One quite important group of social problems that China is facing are a cluster of demographic transitions, brought about to some degree by rapid industrialization and economic growth and to some degree by its one child policy. The first of these demographic changes is a rapidly aging workforce, in which the numbers of people working is declining with respect to the number of pensioners that need to be supported. This is further complicated by the breakdown, partially caused by smaller families, of the traditional family-based programs of care for the aging. This demographic change requires China to ramp up both availability of medical care and facilities for senior citizens, but moving from the traditional family-centered system to a state-centered one requires a shift in social attitudes.

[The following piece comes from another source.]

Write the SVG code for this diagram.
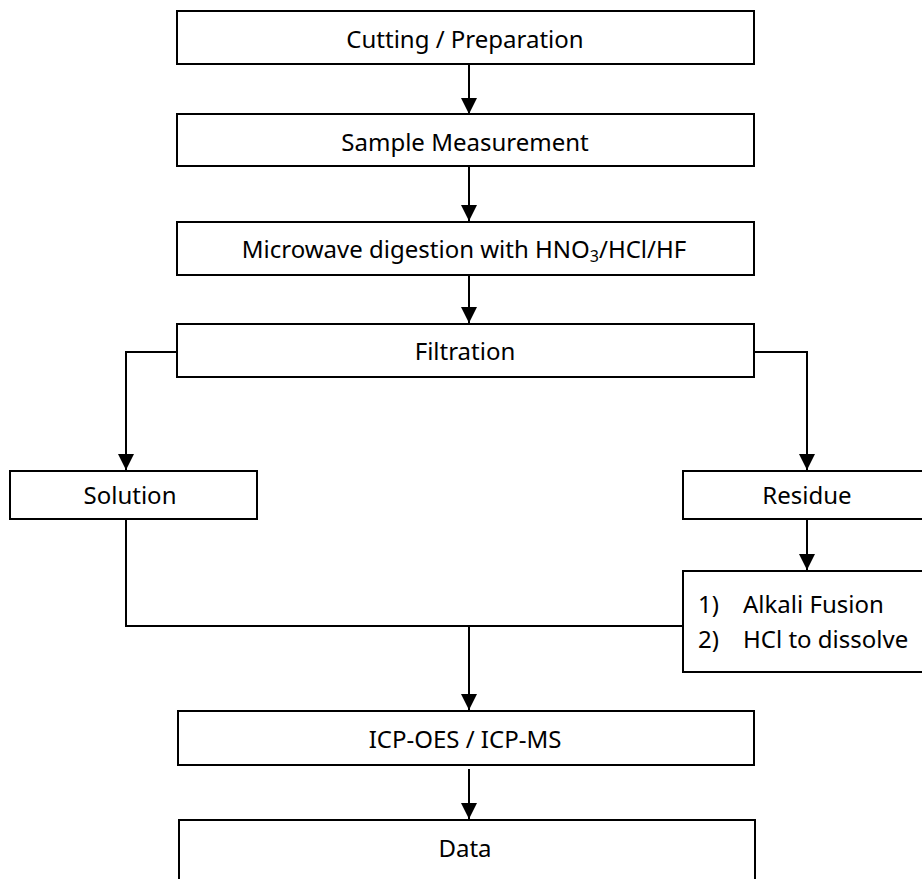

The second social problem facing China is gender imbalance. The combination of the one-child policy and a strong preference for sons has led to significant gender imbalances, and a rise in numbers of guanggun (bare branches), or unmarried men, which may lead to increases in crime or other forms of social unrest. This is exacerbated by their strongly patriarchal society in which marriage for women, even those with careers, results in a disproportionate share of domestic labor, making many well educated women reluctant to marry. Solutions can either involve banning sex-selective abortion, relaxing the one child policy, or increasing support mechanisms for married working women, all of which would meet strong political resistance from some quarters.
The third major social problem you should address is the "hukou" or residency system that ties social services to villages of origin even for people who have moved permanently to cities. On the one hand, this created a social underclass and is a system unpopular with villagers, but many city residents do not want to change the system. Both preserving and changing the current system are politically unpopular with some groups, and yet some change is necessary.